When you're considering selling your car, there are two primary types of ads you may need to write: classified print ads and online ads. Since they will be advertised in two different mediums, the requirements for writing an attractive ad are different as well.
- Follow the format. The standard classified ad format generally follows this pattern: Year, Make, Model. After that, it becomes arbitrary, but you should include information about transmission, accessories, mileage, condition, color, price, and your phone number.
Use correct abbreviations. You should always use the proper abbreviations for writing classified car ads. If you don't know them, take a look at Edmunds.
Include price. The most important aspect of a classified ad is the price. If you say, "Call for price," then buyers will likely assume that your car is overpriced and most won't even consider it in their search. See #4 below for a quick overview of how to appraise your car.
- Use lots of pictures. You know the old saying "A picture's worth a thousand words?" Keep that in mind when selling your car online. Since people usually can't see the car before purchasing from a national posting, pictures are the key to getting the sale. If there are problems with the car, take a close-up, detailed picture of the problem. This demonstrates to buyers that you are willing to be completely honest with them by disclosing all the facts.
Details, details, details. The best descriptions aren't those with a long list of adjectives.
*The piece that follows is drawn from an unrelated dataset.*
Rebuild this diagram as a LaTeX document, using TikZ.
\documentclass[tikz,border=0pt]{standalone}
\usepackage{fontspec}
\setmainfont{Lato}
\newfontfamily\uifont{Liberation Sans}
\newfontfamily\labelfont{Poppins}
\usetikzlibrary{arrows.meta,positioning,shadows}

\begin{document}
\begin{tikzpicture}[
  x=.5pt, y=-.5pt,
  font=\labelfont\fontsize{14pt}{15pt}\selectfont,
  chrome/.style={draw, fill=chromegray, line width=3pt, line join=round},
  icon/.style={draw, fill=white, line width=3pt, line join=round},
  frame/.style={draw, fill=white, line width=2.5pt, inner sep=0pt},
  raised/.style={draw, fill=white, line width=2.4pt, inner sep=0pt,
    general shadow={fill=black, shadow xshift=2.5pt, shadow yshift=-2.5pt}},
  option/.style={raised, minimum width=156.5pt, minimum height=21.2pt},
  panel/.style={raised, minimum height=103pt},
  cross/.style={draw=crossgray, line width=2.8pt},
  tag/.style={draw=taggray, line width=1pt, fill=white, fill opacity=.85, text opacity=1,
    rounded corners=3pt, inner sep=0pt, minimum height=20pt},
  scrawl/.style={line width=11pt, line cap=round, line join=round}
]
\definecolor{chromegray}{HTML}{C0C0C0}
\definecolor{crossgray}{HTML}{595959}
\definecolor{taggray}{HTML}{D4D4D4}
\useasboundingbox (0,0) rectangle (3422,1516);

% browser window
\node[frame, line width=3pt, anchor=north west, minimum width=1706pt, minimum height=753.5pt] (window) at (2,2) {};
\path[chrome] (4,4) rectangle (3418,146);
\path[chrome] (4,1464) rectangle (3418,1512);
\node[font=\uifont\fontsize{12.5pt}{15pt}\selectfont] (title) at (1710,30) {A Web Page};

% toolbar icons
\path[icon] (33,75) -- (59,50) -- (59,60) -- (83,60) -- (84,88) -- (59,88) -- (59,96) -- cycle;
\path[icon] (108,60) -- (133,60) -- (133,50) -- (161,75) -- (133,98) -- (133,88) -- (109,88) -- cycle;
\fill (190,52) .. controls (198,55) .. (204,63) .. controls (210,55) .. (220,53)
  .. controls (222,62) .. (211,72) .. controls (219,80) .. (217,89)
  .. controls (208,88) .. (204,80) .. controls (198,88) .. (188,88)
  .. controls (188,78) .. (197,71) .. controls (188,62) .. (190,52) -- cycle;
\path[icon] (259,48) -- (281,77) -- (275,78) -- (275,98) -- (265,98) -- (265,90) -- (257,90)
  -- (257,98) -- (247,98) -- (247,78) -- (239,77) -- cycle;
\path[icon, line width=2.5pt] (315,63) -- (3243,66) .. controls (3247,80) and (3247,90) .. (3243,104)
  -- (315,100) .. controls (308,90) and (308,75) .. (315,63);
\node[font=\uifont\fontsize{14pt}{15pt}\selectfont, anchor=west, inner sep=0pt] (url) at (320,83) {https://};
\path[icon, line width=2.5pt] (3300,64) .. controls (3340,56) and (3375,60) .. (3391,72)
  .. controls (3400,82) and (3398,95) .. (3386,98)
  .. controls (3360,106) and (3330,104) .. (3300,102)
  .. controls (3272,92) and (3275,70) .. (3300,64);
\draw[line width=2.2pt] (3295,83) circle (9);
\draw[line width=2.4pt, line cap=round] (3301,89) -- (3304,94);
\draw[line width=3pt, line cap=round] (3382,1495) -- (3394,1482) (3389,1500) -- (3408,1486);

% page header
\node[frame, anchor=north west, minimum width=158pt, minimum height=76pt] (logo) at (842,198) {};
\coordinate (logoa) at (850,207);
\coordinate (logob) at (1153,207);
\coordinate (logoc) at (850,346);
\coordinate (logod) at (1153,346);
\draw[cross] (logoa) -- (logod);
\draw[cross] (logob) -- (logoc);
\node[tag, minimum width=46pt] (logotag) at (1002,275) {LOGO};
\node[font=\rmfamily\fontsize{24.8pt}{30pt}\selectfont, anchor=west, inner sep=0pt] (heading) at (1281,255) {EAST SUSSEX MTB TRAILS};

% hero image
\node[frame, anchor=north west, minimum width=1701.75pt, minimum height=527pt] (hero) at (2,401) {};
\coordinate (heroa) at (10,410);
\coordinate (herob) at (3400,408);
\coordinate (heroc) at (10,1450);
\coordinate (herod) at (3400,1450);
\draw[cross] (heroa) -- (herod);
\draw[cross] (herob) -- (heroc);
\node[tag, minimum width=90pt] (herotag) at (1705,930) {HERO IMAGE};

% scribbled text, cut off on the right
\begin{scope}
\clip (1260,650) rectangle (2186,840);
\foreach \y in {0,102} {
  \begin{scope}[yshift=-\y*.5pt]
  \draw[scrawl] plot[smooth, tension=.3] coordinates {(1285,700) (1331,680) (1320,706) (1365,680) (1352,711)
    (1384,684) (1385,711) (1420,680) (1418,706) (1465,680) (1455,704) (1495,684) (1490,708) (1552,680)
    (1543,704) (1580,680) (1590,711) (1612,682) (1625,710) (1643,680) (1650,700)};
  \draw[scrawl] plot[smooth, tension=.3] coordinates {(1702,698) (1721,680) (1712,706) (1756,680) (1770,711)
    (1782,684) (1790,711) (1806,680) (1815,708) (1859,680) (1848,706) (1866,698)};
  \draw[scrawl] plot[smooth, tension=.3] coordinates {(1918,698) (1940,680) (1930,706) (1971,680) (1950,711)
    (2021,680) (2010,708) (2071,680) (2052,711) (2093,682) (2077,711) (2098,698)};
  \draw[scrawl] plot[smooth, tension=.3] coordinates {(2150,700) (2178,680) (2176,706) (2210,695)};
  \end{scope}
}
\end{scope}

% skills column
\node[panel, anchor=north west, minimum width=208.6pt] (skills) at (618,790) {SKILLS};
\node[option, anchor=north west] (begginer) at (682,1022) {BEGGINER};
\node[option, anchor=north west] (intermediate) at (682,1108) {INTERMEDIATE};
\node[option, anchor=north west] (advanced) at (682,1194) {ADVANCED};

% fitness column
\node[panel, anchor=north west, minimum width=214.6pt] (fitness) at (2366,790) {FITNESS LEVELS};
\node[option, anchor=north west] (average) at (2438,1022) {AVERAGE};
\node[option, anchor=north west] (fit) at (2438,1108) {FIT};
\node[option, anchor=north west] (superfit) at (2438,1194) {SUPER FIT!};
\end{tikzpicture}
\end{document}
Instead, they include significant details about the car that are described using a few well-chosen, descriptive words.
Brag about the positive traits. Identify your selling points. For instance, if you're selling a convertible during the summer, highlight that the convertible is perfect for road trips. If gas prices are high at the time, tout the gas mileage as the major selling point.
Talk about the price. The most attractive part of your sale will always be your price. Always include it. If you're not sure how much to charge, then you need to take the steps to determining an accurate value. Here's a quick overview of how to appraise your car:
- Check around on websites such as Edmunds, Kelly Blue Book, and Nada Guides to determine an approximate value for your car. Some of these sites don't provide a private party value, but you can estimate a good selling price by averaging the trade-in price with the dealer price.
- Be honest with yourself and make necessary deductions for imperfections that auto guides cannot predict. For instance, you can't tell the guide that somebody keyed your car six months ago. Knock down the price if the tires are badly worn or if there are stains on the upholstery. Also, consider the market conditions. If gas is expensive, then it may be harder to sell a car that gets poor gas mileage. Similarly, convertibles sell better during the summer.
Whether you're selling your car in the classifieds or online, if you follow these steps you should be able to appraise your car appropriately and write ads that are attractive to buyers based on the quality of the pictures, the writing and the price.